● **PROBLEM STATEMENT**:
Output the material beneath this task exactly, images excluded.

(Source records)
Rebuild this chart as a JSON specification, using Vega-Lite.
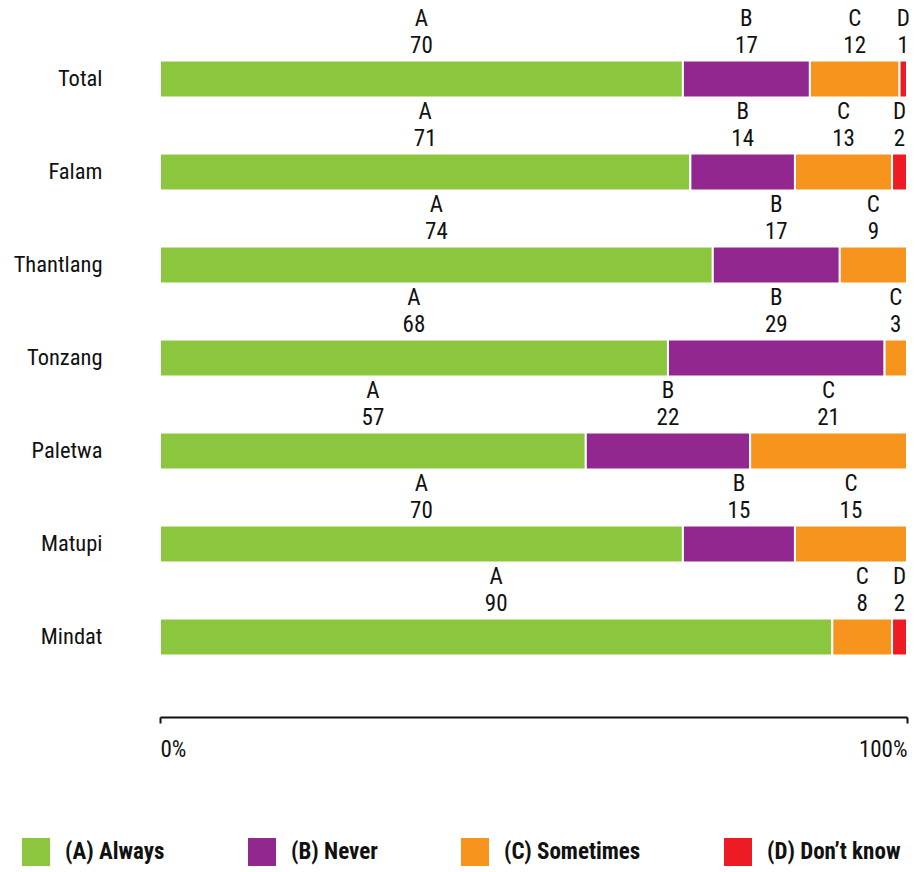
{
  "$schema": "https://vega.github.io/schema/vega-lite/v6.json",
  "autosize": {"type": "none"},
  "width": 747,
  "height": 651,
  "padding": {"left": 160, "top": 10, "right": 8, "bottom": 211},
  "background": "white",
  "config": {
    "font": "Roboto Condensed, Roboto, sans-serif",
    "view": {"stroke": null}
  },
  "data": {
    "values": [
      {"region": "Total", "code": "A", "answer": "(A) Always", "value": 70},
      {"region": "Total", "code": "B", "answer": "(B) Never", "value": 17},
      {"region": "Total", "code": "C", "answer": "(C) Sometimes", "value": 12},
      {"region": "Total", "code": "D", "answer": "(D) Don’t know", "value": 1},
      {"region": "Falam", "code": "A", "answer": "(A) Always", "value": 71},
      {"region": "Falam", "code": "B", "answer": "(B) Never", "value": 14},
      {"region": "Falam", "code": "C", "answer": "(C) Sometimes", "value": 13},
      {"region": "Falam", "code": "D", "answer": "(D) Don’t know", "value": 2},
      {"region": "Thantlang", "code": "A", "answer": "(A) Always", "value": 74},
      {"region": "Thantlang", "code": "B", "answer": "(B) Never", "value": 17},
      {"region": "Thantlang", "code": "C", "answer": "(C) Sometimes", "value": 9},
      {"region": "Tonzang", "code": "A", "answer": "(A) Always", "value": 68},
      {"region": "Tonzang", "code": "B", "answer": "(B) Never", "value": 29},
      {"region": "Tonzang", "code": "C", "answer": "(C) Sometimes", "value": 3},
      {"region": "Paletwa", "code": "A", "answer": "(A) Always", "value": 57},
      {"region": "Paletwa", "code": "B", "answer": "(B) Never", "value": 22},
      {"region": "Paletwa", "code": "C", "answer": "(C) Sometimes", "value": 21},
      {"region": "Matupi", "code": "A", "answer": "(A) Always", "value": 70},
      {"region": "Matupi", "code": "B", "answer": "(B) Never", "value": 15},
      {"region": "Matupi", "code": "C", "answer": "(C) Sometimes", "value": 15},
      {"region": "Mindat", "code": "A", "answer": "(A) Always", "value": 90},
      {"region": "Mindat", "code": "C", "answer": "(C) Sometimes", "value": 8},
      {"region": "Mindat", "code": "D", "answer": "(D) Don’t know", "value": 2}
    ]
  },
  "transform": [
    {"stack": "value", "groupby": ["region"], "sort": [{"field": "code", "order": "ascending"}], "as": ["x0", "x1"]},
    {"calculate": "(datum.x0 + datum.x1) / 2", "as": "mid"}
  ],
  "encoding": {
    "y": {
      "field": "region",
      "type": "nominal",
      "sort": ["Total", "Falam", "Thantlang", "Tonzang", "Paletwa", "Matupi", "Mindat"],
      "scale": {"paddingInner": 0, "paddingOuter": 0},
      "axis": {
        "title": null,
        "domain": false,
        "ticks": false,
        "labelPadding": 58,
        "labelFontSize": 22.5,
        "labelColor": "#111",
        "labelOffset": 22
      }
    }
  },
  "layer": [
    {
      "mark": {"type": "bar", "size": 37, "yOffset": 22.5, "stroke": "white", "strokeWidth": 2},
      "encoding": {
        "x": {
          "field": "x0",
          "type": "quantitative",
          "scale": {"domain": [0, 100], "nice": false},
          "axis": {
            "title": null,
            "grid": false,
            "values": [0, 100],
            "offset": 56,
            "domainColor": "#111",
            "domainWidth": 2,
            "tickColor": "#111",
            "tickWidth": 2,
            "tickSize": 6,
            "labelFlush": true,
            "labelExpr": "datum.value + '%'",
            "labelFontSize": 23,
            "labelColor": "#111",
            "labelPadding": 15
          }
        },
        "x2": {"field": "x1"},
        "color": {
          "field": "answer",
          "type": "nominal",
          "scale": {
            "domain": ["(A) Always", "(B) Never", "(C) Sometimes", "(D) Don’t know"],
            "range": ["#8cc63f", "#92278f", "#f7941d", "#ed1c24"]
          },
          "legend": {
            "title": null,
            "orient": "none",
            "direction": "horizontal",
            "legendX": -138,
            "legendY": 828,
            "padding": 0,
            "symbolType": "square",
            "symbolSize": 784,
            "symbolStrokeWidth": 0,
            "symbolOpacity": 1,
            "labelFontSize": 23,
            "labelFontWeight": "bold",
            "labelColor": "#111",
            "labelOffset": 15,
            "columnPadding": 83,
            "labelLimit": 300
          }
        }
      }
    },
    {
      "mark": {"type": "text", "yOffset": -10.5, "fontSize": 23, "color": "#111", "baseline": "middle", "align": "center"},
      "encoding": {
        "x": {"field": "mid", "type": "quantitative"},
        "text": {"field": "value", "type": "nominal"}
      }
    },
    {
      "mark": {"type": "text", "yOffset": -37.5, "fontSize": 23, "color": "#111", "baseline": "middle", "align": "center"},
      "encoding": {
        "x": {"field": "mid", "type": "quantitative"},
        "text": {"field": "code", "type": "nominal"}
      }
    }
  ]
}
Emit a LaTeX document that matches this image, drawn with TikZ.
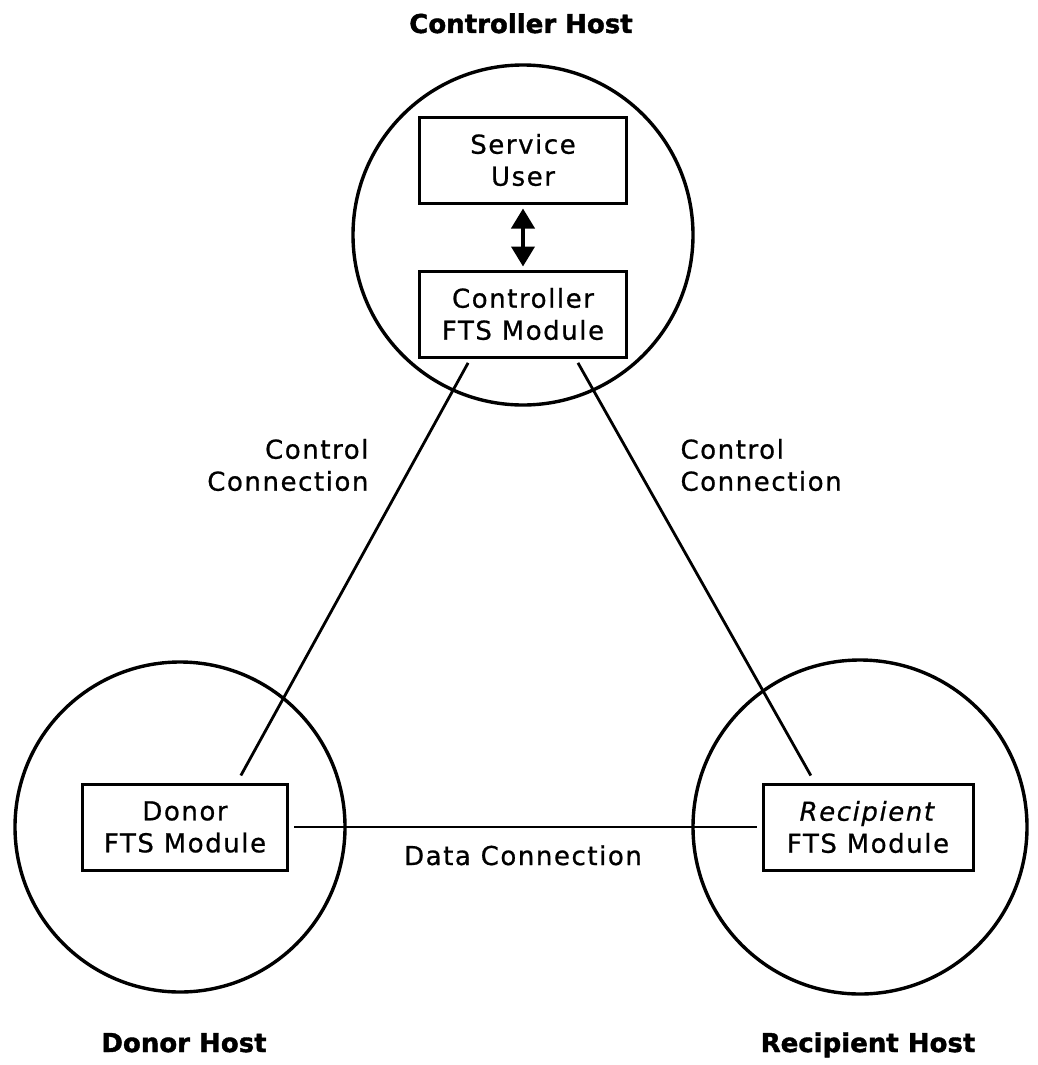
\documentclass[tikz,border=0pt]{standalone}
\usepackage{fontspec}
\setmainfont{DejaVu Sans}[LetterSpace=6,FakeBold=0.8]
\newfontfamily\hostfont{DejaVu Sans Bold}[FakeBold=1.5]
\usetikzlibrary{arrows.meta,calc}

\begin{document}
\begin{tikzpicture}[x=1pt,y=-1pt,
 every node/.style={font=\fontsize{26}{32}\selectfont},
 host/.style={draw,circle,line width=3.4pt,inner sep=0pt},
 box/.style={draw,line width=3pt,align=center,minimum width=207pt,minimum height=86pt,inner sep=0pt},
 link/.style={line width=2.8pt,shorten <=5pt,shorten >=8pt},
 title/.style={anchor=base,font=\hostfont\fontsize{26}{32}\selectfont}]
\useasboundingbox (0,0) rectangle (1037,1065);
% hosts
\node[host,minimum size=340pt] (ctrlhost) at (523,235) {};
\node[host,minimum size=330pt] (donorhost) at (180,827) {};
\node[host,minimum size=334pt] (recphost) at (860,827) {};
\node[title] (ctrltitle) at (521,33) {Controller Host};
\node[title] (donortitle) at (184,1052) {Donor Host};
\node[title] (recptitle) at (868,1052) {Recipient Host};
% modules
\node[box] (user) at (523,160) {Service\\User};
\node[box] (ctrl) at (523,314) {Controller\\FTS Module};
\node[box,minimum width=205pt] (donor) at (185,827) {Donor\\FTS Module};
\node[box,minimum width=210pt] (recp) at (868,827) {\textit{Recipient}\\FTS Module};
\draw[line width=4pt,{Triangle[length=20pt,width=23pt]}-{Triangle[length=20pt,width=23pt]},shorten <=4pt,shorten >=3pt] (user)--(ctrl);
% connections
\draw[link] ($(ctrl.south west)!.25!(ctrl.south east)$)--($(donor.north west)!.75!(donor.north east)$);
\draw[link] ($(ctrl.south west)!.75!(ctrl.south east)$)--($(recp.north west)!.25!(recp.north east)$);
\draw[link,shorten >=5pt] (donor.east)--(recp.west);
\node[align=right,anchor=east] (leftlbl) at (372,465) {Control\\Connection};
\node[align=left,anchor=west] (rightlbl) at (677,465) {Control\\Connection};
\node[anchor=base] (datalbl) at (523,865) {Data Connection};
\end{tikzpicture}
\end{document}
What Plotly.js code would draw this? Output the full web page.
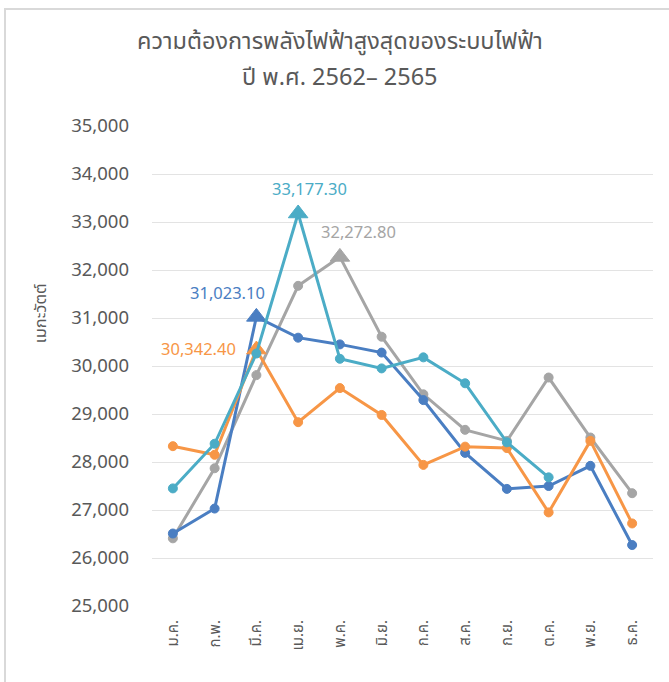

● **EXPECTED ANSWER**:
Rebuild this chart as a JSON specification, using Vega-Lite.
{
  "$schema": "https://vega.github.io/schema/vega-lite/v6.json",
  "autosize": {"type": "none"},
  "width": 747,
  "height": 651,
  "padding": {"left": 160, "top": 10, "right": 8, "bottom": 211},
  "background": "white",
  "config": {
    "font": "Roboto Condensed, Roboto, sans-serif",
    "view": {"stroke": null}
  },
  "data": {
    "values": [
      {"region": "Total", "code": "A", "answer": "(A) Always", "value": 70},
      {"region": "Total", "code": "B", "answer": "(B) Never", "value": 17},
      {"region": "Total", "code": "C", "answer": "(C) Sometimes", "value": 12},
      {"region": "Total", "code": "D", "answer": "(D) Don’t know", "value": 1},
      {"region": "Falam", "code": "A", "answer": "(A) Always", "value": 71},
      {"region": "Falam", "code": "B", "answer": "(B) Never", "value": 14},
      {"region": "Falam", "code": "C", "answer": "(C) Sometimes", "value": 13},
      {"region": "Falam", "code": "D", "answer": "(D) Don’t know", "value": 2},
      {"region": "Thantlang", "code": "A", "answer": "(A) Always", "value": 74},
      {"region": "Thantlang", "code": "B", "answer": "(B) Never", "value": 17},
      {"region": "Thantlang", "code": "C", "answer": "(C) Sometimes", "value": 9},
      {"region": "Tonzang", "code": "A", "answer": "(A) Always", "value": 68},
      {"region": "Tonzang", "code": "B", "answer": "(B) Never", "value": 29},
      {"region": "Tonzang", "code": "C", "answer": "(C) Sometimes", "value": 3},
      {"region": "Paletwa", "code": "A", "answer": "(A) Always", "value": 57},
      {"region": "Paletwa", "code": "B", "answer": "(B) Never", "value": 22},
      {"region": "Paletwa", "code": "C", "answer": "(C) Sometimes", "value": 21},
      {"region": "Matupi", "code": "A", "answer": "(A) Always", "value": 70},
      {"region": "Matupi", "code": "B", "answer": "(B) Never", "value": 15},
      {"region": "Matupi", "code": "C", "answer": "(C) Sometimes", "value": 15},
      {"region": "Mindat", "code": "A", "answer": "(A) Always", "value": 90},
      {"region": "Mindat", "code": "C", "answer": "(C) Sometimes", "value": 8},
      {"region": "Mindat", "code": "D", "answer": "(D) Don’t know", "value": 2}
    ]
  },
  "transform": [
    {"stack": "value", "groupby": ["region"], "sort": [{"field": "code", "order": "ascending"}], "as": ["x0", "x1"]},
    {"calculate": "(datum.x0 + datum.x1) / 2", "as": "mid"}
  ],
  "encoding": {
    "y": {
      "field": "region",
      "type": "nominal",
      "sort": ["Total", "Falam", "Thantlang", "Tonzang", "Paletwa", "Matupi", "Mindat"],
      "scale": {"paddingInner": 0, "paddingOuter": 0},
      "axis": {
        "title": null,
        "domain": false,
        "ticks": false,
        "labelPadding": 58,
        "labelFontSize": 22.5,
        "labelColor": "#111",
        "labelOffset": 22
      }
    }
  },
  "layer": [
    {
      "mark": {"type": "bar", "size": 37, "yOffset": 22.5, "stroke": "white", "strokeWidth": 2},
      "encoding": {
        "x": {
          "field": "x0",
          "type": "quantitative",
          "scale": {"domain": [0, 100], "nice": false},
          "axis": {
            "title": null,
            "grid": false,
            "values": [0, 100],
            "offset": 56,
            "domainColor": "#111",
            "domainWidth": 2,
            "tickColor": "#111",
            "tickWidth": 2,
            "tickSize": 6,
            "labelFlush": true,
            "labelExpr": "datum.value + '%'",
            "labelFontSize": 23,
            "labelColor": "#111",
            "labelPadding": 15
          }
        },
        "x2": {"field": "x1"},
        "color": {
          "field": "answer",
          "type": "nominal",
          "scale": {
            "domain": ["(A) Always", "(B) Never", "(C) Sometimes", "(D) Don’t know"],
            "range": ["#8cc63f", "#92278f", "#f7941d", "#ed1c24"]
          },
          "legend": {
            "title": null,
            "orient": "none",
            "direction": "horizontal",
            "legendX": -138,
            "legendY": 828,
            "padding": 0,
            "symbolType": "square",
            "symbolSize": 784,
            "symbolStrokeWidth": 0,
            "symbolOpacity": 1,
            "labelFontSize": 23,
            "labelFontWeight": "bold",
            "labelColor": "#111",
            "labelOffset": 15,
            "columnPadding": 83,
            "labelLimit": 300
          }
        }
      }
    },
    {
      "mark": {"type": "text", "yOffset": -10.5, "fontSize": 23, "color": "#111", "baseline": "middle", "align": "center"},
      "encoding": {
        "x": {"field": "mid", "type": "quantitative"},
        "text": {"field": "value", "type": "nominal"}
      }
    },
    {
      "mark": {"type": "text", "yOffset": -37.5, "fontSize": 23, "color": "#111", "baseline": "middle", "align": "center"},
      "encoding": {
        "x": {"field": "mid", "type": "quantitative"},
        "text": {"field": "code", "type": "nominal"}
      }
    }
  ]
}
Emit a LaTeX document that matches this image, drawn with TikZ.
\documentclass[tikz,border=0pt]{standalone}
\usepackage{fontspec}
\setmainfont{DejaVu Sans}[LetterSpace=6,FakeBold=0.8]
\newfontfamily\hostfont{DejaVu Sans Bold}[FakeBold=1.5]
\usetikzlibrary{arrows.meta,calc}

\begin{document}
\begin{tikzpicture}[x=1pt,y=-1pt,
 every node/.style={font=\fontsize{26}{32}\selectfont},
 host/.style={draw,circle,line width=3.4pt,inner sep=0pt},
 box/.style={draw,line width=3pt,align=center,minimum width=207pt,minimum height=86pt,inner sep=0pt},
 link/.style={line width=2.8pt,shorten <=5pt,shorten >=8pt},
 title/.style={anchor=base,font=\hostfont\fontsize{26}{32}\selectfont}]
\useasboundingbox (0,0) rectangle (1037,1065);
% hosts
\node[host,minimum size=340pt] (ctrlhost) at (523,235) {};
\node[host,minimum size=330pt] (donorhost) at (180,827) {};
\node[host,minimum size=334pt] (recphost) at (860,827) {};
\node[title] (ctrltitle) at (521,33) {Controller Host};
\node[title] (donortitle) at (184,1052) {Donor Host};
\node[title] (recptitle) at (868,1052) {Recipient Host};
% modules
\node[box] (user) at (523,160) {Service\\User};
\node[box] (ctrl) at (523,314) {Controller\\FTS Module};
\node[box,minimum width=205pt] (donor) at (185,827) {Donor\\FTS Module};
\node[box,minimum width=210pt] (recp) at (868,827) {\textit{Recipient}\\FTS Module};
\draw[line width=4pt,{Triangle[length=20pt,width=23pt]}-{Triangle[length=20pt,width=23pt]},shorten <=4pt,shorten >=3pt] (user)--(ctrl);
% connections
\draw[link] ($(ctrl.south west)!.25!(ctrl.south east)$)--($(donor.north west)!.75!(donor.north east)$);
\draw[link] ($(ctrl.south west)!.75!(ctrl.south east)$)--($(recp.north west)!.25!(recp.north east)$);
\draw[link,shorten >=5pt] (donor.east)--(recp.west);
\node[align=right,anchor=east] (leftlbl) at (372,465) {Control\\Connection};
\node[align=left,anchor=west] (rightlbl) at (677,465) {Control\\Connection};
\node[anchor=base] (datalbl) at (523,865) {Data Connection};
\end{tikzpicture}
\end{document}
What Plotly.js code would draw this? Output the full web page.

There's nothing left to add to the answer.